Keep Hope Alive

I have a small candle-holder sitting on my desk with a little votive candle sitting in it. A friend gave it to me – and the gentle admonition written on the side of glass serves to keep me aware of one of the most important things I am called to do: Keep Hope Alive.

As I read it, I call to mind the words of my favorite poet, Emily Dickinson. She writes that “hope is the thing with feathers – that perches in the soul.”

You know, if you are thing with feathers perching anywhere, there is a real sense that you could fly away at any moment. You are there, but for how long? The slightest breeze could send you flittering away.

As she often did, in an economy of words that only the true genius really knows how to fully utilize, Emily strikes a chord of deep, abiding truth. Hope is a fleeting matter.

The reminder to Keep Hope Alive is one that demands constancy, vigilance, and renewed commitment. What appears as hope today can easily erode tomorrow and need to be replaced by something new that has heretofore either not existed, gone unnoticed, or been under-utilized.

The Earth is on the precipice of becoming uninhabitable as global temperatures rise out of control.

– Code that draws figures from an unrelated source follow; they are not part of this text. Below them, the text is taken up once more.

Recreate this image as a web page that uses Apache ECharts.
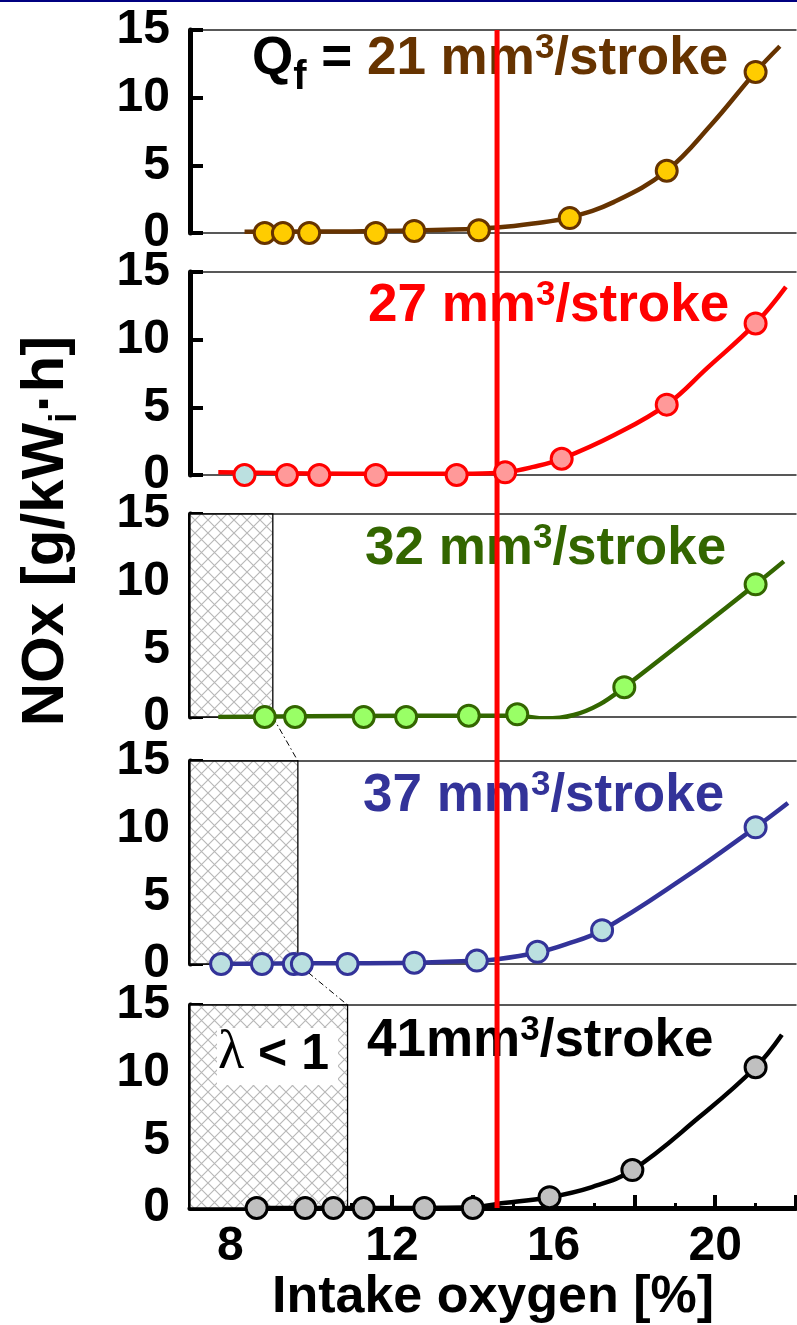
<!DOCTYPE html>
<html>
<head>
<meta charset="utf-8">
<script src="https://cdn.jsdelivr.net/npm/echarts@6/dist/echarts.min.js"></script>
<style>
  html, body { margin: 0; padding: 0; background: #fff; }
  #chart { width: 797px; height: 1325px; }
</style>
</head>
<body>
<div id="chart"></div>
<script>
// ---- axis extents and ticks ----
const xMin = 7, xMax = 22;
const yMin = 0, yMax = 15, yStep = 5;
const xMajorTicks = [8, 10, 12, 14, 16, 18, 20, 22];
const xMinorTicks = [9, 11, 13, 15, 17, 19, 21];
const xTickLabels = [8, 12, 16, 20];
const stoichO2 = 14.6;                  // red reference line, intake O2 [%]

// ---- fuel quantity per stroke for each panel ----
const fuelQty = ['21', '27', '32', '37', '41'];

// ---- measured points: intake O2 [%] vs NOx [g/kWi-h] ----
const o2_21  = [8.85, 9.3, 9.95, 11.6, 12.55, 14.15, 16.4, 18.8, 21.0];
const nox_21 = [0, 0, 0, 0, 0.15, 0.2, 1.1, 4.6, 11.9];
const o2_27  = [8.35, 9.4, 10.2, 11.6, 13.6, 14.8, 16.2, 18.8, 21.0];
const nox_27 = [0, 0, 0, 0, 0, 0.2, 1.2, 5.2, 11.2];
const o2_32  = [8.85, 9.6, 11.3, 12.35, 13.9, 15.1, 17.75, 21.0];
const nox_32 = [0, 0, 0, 0, 0.1, 0.2, 2.2, 9.8];
const o2_37  = [7.77, 8.78, 9.57, 9.77, 10.9, 12.55, 14.1, 15.6, 17.2, 21.0];
const nox_37 = [0, 0, 0, 0, 0, 0.1, 0.25, 0.9, 2.5, 10.1];
const o2_41  = [8.65, 9.85, 10.55, 11.3, 12.8, 14.0, 15.9, 17.95, 21.0];
const nox_41 = [0, 0, 0, 0, 0, 0, 0.8, 2.8, 10.4];

// ---- trend curves drawn through each data set ----
const fitX_21 = [8.35, 11, 13.5, 14.6, 15.5, 16.4, 17.5, 18.8, 19.9, 21.0, 21.6];
const fitY_21 = [0.1, 0.12, 0.25, 0.4, 0.7, 1.15, 2.3, 4.6, 8.0, 11.9, 13.8];
const fitX_27 = [7.7, 11, 14, 14.8, 15.5, 16.2, 17.5, 18.8, 19.8, 21.0, 21.75];
const fitY_27 = [0.2, 0.1, 0.1, 0.2, 0.6, 1.2, 2.95, 5.2, 7.9, 11.2, 13.9];
const fitX_32 = [7.7, 11, 14, 15.1, 15.8, 16.5, 17.15, 17.75, 19.6, 21.0, 21.7];
const fitY_32 = [0, 0.08, 0.1, 0.1, -0.12, 0.15, 0.95, 2.2, 6.5, 9.8, 11.5];
const fitX_37 = [7.5, 10, 12.55, 14.1, 14.6, 15.6, 16.3, 17.2, 19.2, 21.0, 21.8];
const fitY_37 = [0, 0.05, 0.1, 0.25, 0.35, 0.85, 1.45, 2.5, 6.3, 10.1, 11.9];
const fitX_41 = [8.6, 12, 14, 14.6, 15.9, 16.95, 17.95, 19.6, 21.0, 21.65];
const fitY_41 = [0, 0, 0.05, 0.3, 0.8, 1.55, 2.8, 6.7, 10.4, 12.8];

// ---- right edge of the rich-mixture (lambda < 1) zone per panel ----
const richEdge = [null, null, 9.05, 9.67, 10.9];

// ---- styling / layout ----
const FONT = '"Liberation Sans", Arial, Helvetica, sans-serif';
const SERIF = '"Liberation Serif", "Times New Roman", serif';
const lineColors = ['#663300', '#FF0000', '#336600', '#333399', '#000000'];
const fillColors = ['#FFCC00', '#FF9999', '#99FF66', '#BBE0E0', '#C0C0C0'];
const gridTops = [30, 272, 514, 761, 1005];
const gridH = 203, gridLeft = 190, gridW = 606;
const captionBase = [78, 325, 568, 815, 1060];
const captionLeft = [252, 368, 365, 363, 367];

const dotsX = [o2_21, o2_27, o2_32, o2_37, o2_41];
const dotsY = [nox_21, nox_27, nox_32, nox_37, nox_41];
const fitsX = [fitX_21, fitX_27, fitX_32, fitX_37, fitX_41];
const fitsY = [fitY_21, fitY_27, fitY_32, fitY_37, fitY_41];

function hatchTile() {
  const n = 13;
  const c = document.createElement('canvas');
  c.width = n; c.height = n;
  const g = c.getContext('2d');
  g.fillStyle = '#ffffff'; g.fillRect(0, 0, n, n);
  g.strokeStyle = '#b8b8b8'; g.lineWidth = 1.15;
  g.beginPath();
  g.moveTo(-1, -1); g.lineTo(n + 1, n + 1);
  g.moveTo(n + 1, -1); g.lineTo(-1, n + 1);
  g.stroke();
  return c;
}
const hatchPattern = { image: hatchTile(), repeat: 'repeat' };

const zip = (a, b) => a.map((v, i) => [v, b[i]]);

// text measuring for mixed-size captions
const mctx = document.createElement('canvas').getContext('2d');
function measure(str, size, weight, family) {
  mctx.font = weight + ' ' + size + 'px ' + family;
  return mctx.measureText(str).width;
}
const MID = 0.3465;   // distance from baseline up to the "middle" line, in em
// parts: {t, size, color, weight, family, shift (baseline offset, + is down)}
function textRun(x0, base, parts, z) {
  let x = x0;
  return parts.map(p => {
    const weight = p.weight || 'bold';
    const family = p.family || FONT;
    const el = {
      type: 'text', z: z || 1, silent: true,
      style: {
        x: x, y: base + (p.shift || 0) - MID * p.size,
        text: p.t, fill: p.color,
        font: weight + ' ' + p.size + 'px ' + family,
        align: 'left', verticalAlign: 'middle', textAlign: 'left', textVerticalAlign: 'middle'
      }
    };
    x += measure(p.t, p.size, weight, family);
    return el;
  });
}

const grids = [], xAxes = [], yAxes = [], series = [];
let texts = [];

for (let i = 0; i < 5; i++) {
  const last = i === 4;
  grids.push({ left: gridLeft, top: gridTops[i], width: gridW, height: gridH });

  // bottom axis of each panel
  xAxes.push({
    gridIndex: i, type: 'value', min: xMin, max: xMax, position: 'bottom',
    axisLine: { show: true, onZero: false, lineStyle: { color: last ? '#000' : '#222', width: last ? 5 : 1.5 } },
    axisTick: last ? { show: true, inside: true, length: 13, customValues: xMajorTicks,
                       lineStyle: { color: '#000', width: 4 } } : { show: false },
    axisLabel: last ? { show: true, customValues: xTickLabels, margin: 15, color: '#000',
                        fontSize: 48, fontWeight: 'bold', fontFamily: FONT } : { show: false },
    splitLine: { show: false },
    name: last ? 'Intake oxygen [%]' : '',
    nameLocation: 'middle', nameGap: 62,
    nameTextStyle: { fontSize: 52, fontWeight: 'bold', fontFamily: FONT, color: '#000' }
  });

  yAxes.push({
    gridIndex: i, type: 'value', min: yMin, max: yMax, interval: yStep,
    axisLine: { show: true, lineStyle: { color: '#000', width: 5 } },
    axisTick: { show: true, inside: true, length: 13, lineStyle: { color: '#000', width: 4 } },
    axisLabel: { color: '#000', fontSize: 48, fontWeight: 'bold', fontFamily: FONT, margin: 20 },
    splitLine: { show: false }
  });
}
// top frame line of each panel
for (let i = 0; i < 5; i++) {
  xAxes.push({
    gridIndex: i, type: 'value', min: xMin, max: xMax, position: 'top',
    axisLine: { show: true, onZero: false, lineStyle: { color: '#222', width: 1.5 } },
    axisTick: { show: false }, axisLabel: { show: false }, splitLine: { show: false }
  });
}
// minor ticks on the bottom panel
xAxes.push({
  gridIndex: 4, type: 'value', min: xMin, max: xMax, position: 'bottom',
  axisLine: { show: false },
  axisTick: { show: true, inside: true, length: 5, customValues: xMinorTicks,
              lineStyle: { color: '#000', width: 3 } },
  axisLabel: { show: false }, splitLine: { show: false }
});
// full-height overlay for the reference line
grids.push({ left: gridLeft, top: gridTops[0], width: gridW, height: gridTops[4] + gridH - gridTops[0] });
xAxes.push({ gridIndex: 5, type: 'value', min: xMin, max: xMax, show: false });
yAxes.push({ gridIndex: 5, type: 'value', min: 0, max: 1, show: false });

for (let i = 0; i < 5; i++) {
  const curve = {
    type: 'line', xAxisIndex: i, yAxisIndex: i, z: 3,
    data: zip(fitsX[i], fitsY[i]),
    smooth: 0.4, showSymbol: false, silent: true,
    lineStyle: { color: lineColors[i], width: 4.5 }
  };
  if (richEdge[i] !== null) {
    curve.markArea = {
      silent: true,
      itemStyle: { color: hatchPattern, borderColor: '#000', borderWidth: 1.3 },
      data: [[{ coord: [xMin, yMin] }, { coord: [richEdge[i], yMax] }]]
    };
  }
  series.push(curve);

  const pts = zip(dotsX[i], dotsY[i]).map((p, k) => {
    const item = { value: p };
    if (i === 1 && k === 0) item.itemStyle = { color: '#BBE0E0' };
    return item;
  });
  series.push({
    type: 'scatter', xAxisIndex: i, yAxisIndex: i, z: 6, silent: true,
    symbol: 'circle', symbolSize: 21, data: pts,
    itemStyle: { color: fillColors[i], borderColor: lineColors[i], borderWidth: 3, opacity: 1 }
  });
}
series.push({
  type: 'line', xAxisIndex: 11, yAxisIndex: 5, z: 5, silent: true,
  data: [[stoichO2, 0], [stoichO2, 1]], showSymbol: false,
  lineStyle: { color: '#FF0000', width: 5 }
});

// panel captions: fuel quantity per stroke
const CF = 53, SUP = 35, SUB = 40;
for (let i = 0; i < 5; i++) {
  const col = lineColors[i];
  const parts = [];
  if (i === 0) {
    parts.push({ t: 'Q', size: CF, color: '#000' });
    parts.push({ t: 'f', size: SUB, color: '#000', shift: 14 });
    parts.push({ t: ' = ', size: CF, color: '#000' });
  }
  parts.push({ t: fuelQty[i] + (i === 4 ? '' : ' ') + 'mm', size: CF, color: col });
  // superscript: digit top level with the capitals
  parts.push({ t: '3', size: SUP, color: col, shift: -(0.716 * CF - 0.716 * SUP) - 5 });
  parts.push({ t: '/stroke', size: CF, color: col });
  texts = texts.concat(textRun(captionLeft[i], captionBase[i], parts, 1));
}

// vertical axis title, rotated to read bottom-up
const TF = 60;
const titleParts = [
  { t: 'NOx [g/kW', size: TF, color: '#000' },
  { t: 'i', size: 38, color: '#000', shift: 12 },
  { t: '·h]', size: TF, color: '#000' }
];
const titleLen = titleParts.reduce((s, p) => s + measure(p.t, p.size, 'bold', FONT), 0);
texts.push({
  type: 'group', x: 67, y: 531, rotation: Math.PI / 2,
  children: textRun(-titleLen / 2, 0, titleParts, 1)
});

// lambda < 1 tag inside the rich zone of the last panel
texts.push({
  type: 'rect', z: 2, silent: true,
  shape: { x: 217, y: 1028, width: 121, height: 57 },
  style: { fill: '#fff' }
});
texts = texts.concat(textRun(218, 1073, [
  { t: 'λ', size: 54, color: '#000', weight: 'normal', family: SERIF },
  { t: ' < 1', size: 50, color: '#000' }
], 3));

// thin rule along the top edge
texts.push({
  type: 'rect', z: 1, silent: true,
  shape: { x: 0, y: 0, width: 797, height: 2 },
  style: { fill: '#000080' }
});

const chart = echarts.init(document.getElementById('chart'), null, { renderer: 'canvas' });
chart.setOption({
  animation: false,
  backgroundColor: '#fff',
  grid: grids, xAxis: xAxes, yAxis: yAxes, series: series,
  graphic: { elements: texts }
});

// dash-dot leaders joining the rich-zone corners of neighbouring panels
const leaders = [];
for (let i = 2; i < 4; i++) {
  const a = chart.convertToPixel({ gridIndex: i }, [richEdge[i], yMin]);
  const b = chart.convertToPixel({ gridIndex: i + 1 }, [richEdge[i + 1], yMax]);
  leaders.push({
    type: 'line', z: 4, silent: true,
    shape: { x1: a[0], y1: a[1], x2: b[0], y2: b[1] },
    style: { stroke: '#000', lineWidth: 1, lineDash: [6, 3, 1.5, 3] }
  });
}
chart.setOption({ graphic: { elements: texts.concat(leaders) } }, { replaceMerge: ['graphic'] });
</script>
</body>
</html>
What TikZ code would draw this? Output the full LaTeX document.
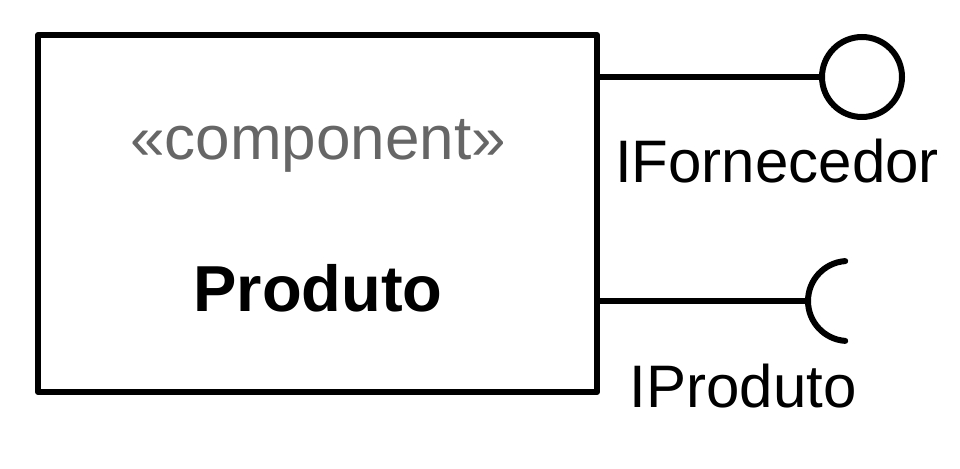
\documentclass[tikz,border=0pt]{standalone}
\usepackage{fontspec}
\setmainfont{Liberation Sans}
\usetikzlibrary{calc}

\tikzset{
	uml line/.style = {line width = 6pt, line join = round},
	big text/.style = {font = \fontsize{60}{72}\selectfont, inner sep = 0pt, anchor = base}
}

\begin{document}
\begin{tikzpicture}[x = 1pt, y = 1pt]
		\def\r{40};
		
		\useasboundingbox (0,0) rectangle (960,468);
		
		\node [uml line, draw, minimum width = 559pt, minimum height = 357pt, inner sep = 0pt] (component) at (317.5,254.5) {};
		\node [big text, text = black!60, font = \fontsize{62}{72}\selectfont] (stereotype) at (318,308) {«component»};
		\node [big text, font = \fontsize{65}{72}\selectfont\bfseries] (name) at (318,156) {Produto};
		
		% provided interface
		\node [uml line, draw, circle, minimum size = {2*\r}, inner sep = 0pt] (provided) at (862,391) {};
		\draw [uml line] (component.east |- provided.west) -- (provided.west);
		\node [big text] (provided label) at (777,285) {IFornecedor};
		
		% required interface
		\coordinate (required) at (808,167);
		\draw [uml line] (component.east |- required) -- (required);
		\draw [uml line, line cap = round] (required) arc [start angle = 180, end angle = 94, radius = \r pt]
			(required) arc [start angle = 180, end angle = 266, radius = \r pt];
		\node [big text] (required label) at (743,60) {IProduto};
	\end{tikzpicture}
\end{document}
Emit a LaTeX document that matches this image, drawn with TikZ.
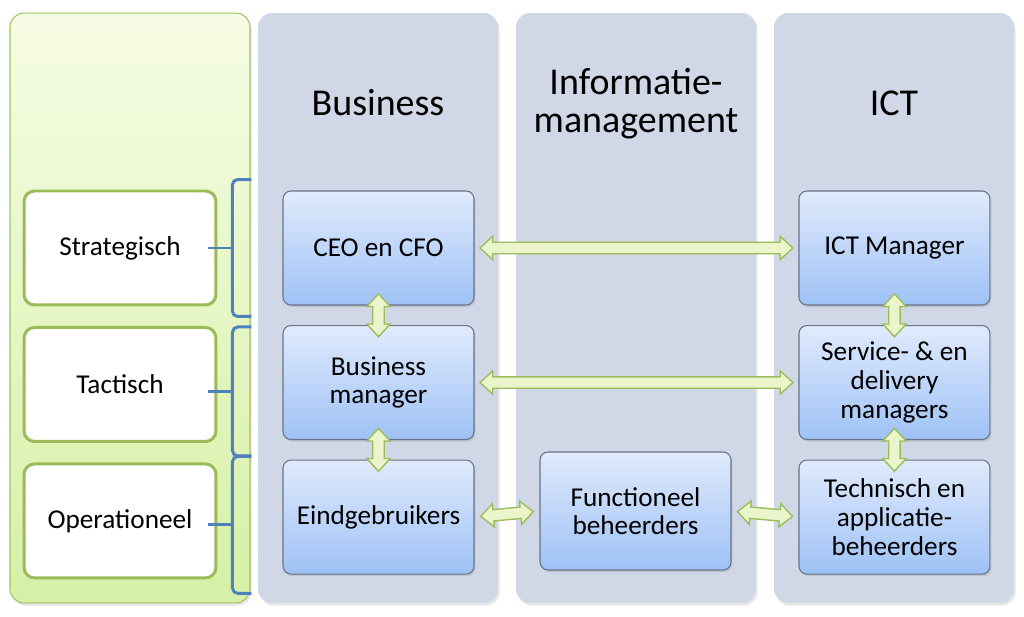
\documentclass[tikz,border=0pt]{standalone}
\usepackage{fontspec}
\setmainfont{Carlito}
\usetikzlibrary{shapes,positioning,calc,shadows}

\definecolor{lanefill}{RGB}{208,216,232}
\definecolor{greentop}{RGB}{246,252,228}
\definecolor{greenbot}{RGB}{214,240,166}
\definecolor{greenline}{RGB}{160,196,96}
\definecolor{layerline}{RGB}{155,187,89}
\definecolor{boxtop}{RGB}{224,234,252}
\definecolor{boxbot}{RGB}{158,194,246}
\definecolor{boxline}{RGB}{105,115,135}
\definecolor{bracecol}{RGB}{79,129,189}
\definecolor{arrowfill}{RGB}{234,245,204}
\definecolor{arrowline}{RGB}{155,190,90}

\begin{document}
\begin{tikzpicture}[
        x=0.02cm, y=-0.02cm,
        node distance=.39cm and 6.48cm,
        every node/.style={align=center, font=\fontsize{15.5}{16.3}\selectfont},
        lane/.style={rounded corners=8pt, fill=lanefill, minimum width=4.8cm, minimum height=11.8cm,
            drop shadow={opacity=0.2, shadow xshift=1pt, shadow yshift=-1.5pt}},
        header/.style={font=\fontsize{21.6}{21.6}\selectfont},
        rolebox/.style={draw=boxline, line width=0.6pt, rounded corners=4.5pt, top color=boxtop, bottom color=boxbot,
            minimum width=3.82cm, minimum height=2.28cm,
            drop shadow={opacity=0.25, shadow xshift=0.8pt, shadow yshift=-1.2pt}},
        layerbox/.style={draw=layerline, line width=1.7pt, rounded corners=6pt, fill=white,
            minimum width=3.84cm, minimum height=2.28cm},
        lvlbrace/.style={draw=bracecol, line width=1.7pt, rounded corners=3pt},
        blockarrow/.style={double arrow, draw=arrowline, fill=arrowfill, line width=0.8pt,
            inner xsep=0pt, inner ysep=2.85pt, minimum width=0pt,
            double arrow head extend=3.4pt, double arrow tip angle=85}
    ]
    \useasboundingbox (0,0) rectangle (1024,617);

    % Lanes
    \node (lvlLane) [lane, fill=none, top color=greentop, bottom color=greenbot, draw=greenline, line width=0.6pt] at (130,308) {};
    \node (busLane) [lane] at (378,308) {};
    \node (infLane) [lane] at (636,308) {};
    \node (ictLane) [lane] at (894,308) {};

    \node (busHead) [header] at (378,103) {Business};
    \node (infHead) [header] at (636,104) {Informatie-\\management};
    \node (ictHead) [header] at (894,103) {ICT};

    % Nodes
    \node (strat) [layerbox] at (120,248) {Strategisch};
    \node (tact) [layerbox, below=of strat] {Tactisch};
    \node (oper) [layerbox, below=of tact] {Operationeel};

    \node (ceo) [rolebox] at (378.5,248) {CEO en CFO};
    \node (bman) [rolebox, below=of ceo] {Business\\manager};
    \node (eind) [rolebox, below=of bman] {Eindgebruikers};

    \node (ictm) [rolebox, right=of ceo] {ICT Manager};
    \node (serv) [rolebox, below=of ictm] {Service- \& en\\delivery\\managers};
    \node (tech) [rolebox, below=of serv] {Technisch en\\applicatie-\\beheerders};

    \node (func) [rolebox, minimum height=2.36cm] at (635.5,511) {Functioneel\\beheerders};

    % Braces
    \draw[lvlbrace] ($(strat.north east)+(34,-10)$) -| ($(strat.south east)+(15,10)$) -- ++(19,0);
    \draw[lvlbrace] ($(strat.east)+(-9,0)$) -- ++(24,0);
    \draw[lvlbrace] ($(tact.north east)+(34,1)$) -| ($(tact.south east)+(15,13)$) -- ++(19,0);
    \draw[lvlbrace] ($(tact.east)+(-9,7)$) -- ++(24,0);
    \draw[lvlbrace] ($(oper.north east)+(34,-6)$) -| ($(oper.south east)+(15,14)$) -- ++(19,0);
    \draw[lvlbrace] ($(oper.east)+(-9,4)$) -- ++(24,0);

    % Edges
    \path let \p1=($(ictm.west)-(ceo.east)$), \n1={veclen(\x1,\y1)} in
        (ceo.east) -- (ictm.west) node[blockarrow, midway, sloped, minimum height=\n1-0.22cm] {};
    \path let \p1=($(serv.west)-(bman.east)$), \n1={veclen(\x1,\y1)} in
        (bman.east) -- (serv.west) node[blockarrow, midway, sloped, minimum height=\n1-0.22cm] {};
    \path let \p1=($(func.west)-(eind.east)$), \n1={veclen(\x1,\y1)} in
        (eind.east) -- (func.west) node[blockarrow, midway, sloped, minimum height=\n1-0.25cm] {};
    \path let \p1=($(tech.west)-(func.east)$), \n1={veclen(\x1,\y1)} in
        (func.east) -- (tech.west) node[blockarrow, midway, sloped, minimum height=\n1-0.24cm] {};

    \path let \p1=($(bman.north)-(ceo.south)$), \n1={veclen(\x1,\y1)} in
        (ceo.south) -- (bman.north) node[blockarrow, midway, sloped, minimum height=\n1+0.47cm] {};
    \path let \p1=($(eind.north)-(bman.south)$), \n1={veclen(\x1,\y1)} in
        (bman.south) -- (eind.north) node[blockarrow, midway, sloped, minimum height=\n1+0.47cm] {};
    \path let \p1=($(serv.north)-(ictm.south)$), \n1={veclen(\x1,\y1)} in
        (ictm.south) -- (serv.north) node[blockarrow, midway, sloped, minimum height=\n1+0.47cm] {};
    \path let \p1=($(tech.north)-(serv.south)$), \n1={veclen(\x1,\y1)} in
        (serv.south) -- (tech.north) node[blockarrow, midway, sloped, minimum height=\n1+0.47cm] {};

\end{tikzpicture}
\end{document}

Two terrorist attacks last week took dozens of lives each, one in Istanbul and one in Baghdad.

America is about to hand over the oval office to an unapologetic misanthrope whose public rhetoric belittles women, Mexicans, Muslims and the poor. He threatens to engage democracy as a weapon against the most vulnerable rather than as their hope of last resort.

What does it mean to keep hope alive under these circumstances?

If we can’t answer that question, there is little left for faith to offer.

Which is not my way of saying we have no hope; it is rather my way of saying that time with the sacred must include the lament speaks from our despair; and then postures us to hear the voice that speaks a hope that comes when our own imaginations fail us.

We have been in these places before. Each time there is a tendency to think it has never been this bad; or that God and faith have become irrelevant in light of this new threat.

We cannot succumb to that. We must keep hope alive. And to do that, we must commit to time with our sacred. That commitment must find us available and open to the Holy One who sees beyond the threat, beyond the despair, beyond the complexity and the uncertainty and the, well – hopelessness. She will not be silent in this time – nor can we remain inactive.

We are agents of transformation and hope. We broker in what remains possible long after our collective genius fails us. With each step in this sacred wilderness, we muster the hope and courage to believe there is a way forward, a way through, a way out. And in companionship with our Creator and Sustainer, we commit to take the next uncertain step in the direction of a tomorrow that is not barren of hope and possibility.

She may perch with feathers, but she abides. She stands ready to soar, and in the flight remind us that we march forward on this journey, overcoming obstacles and defeating forces that conspire to undo us.

Walk together on this pathway. Keep hope alive. See beyond the despair and know that surprises await us all as we wind our way across the days on our journey Into the Mystic.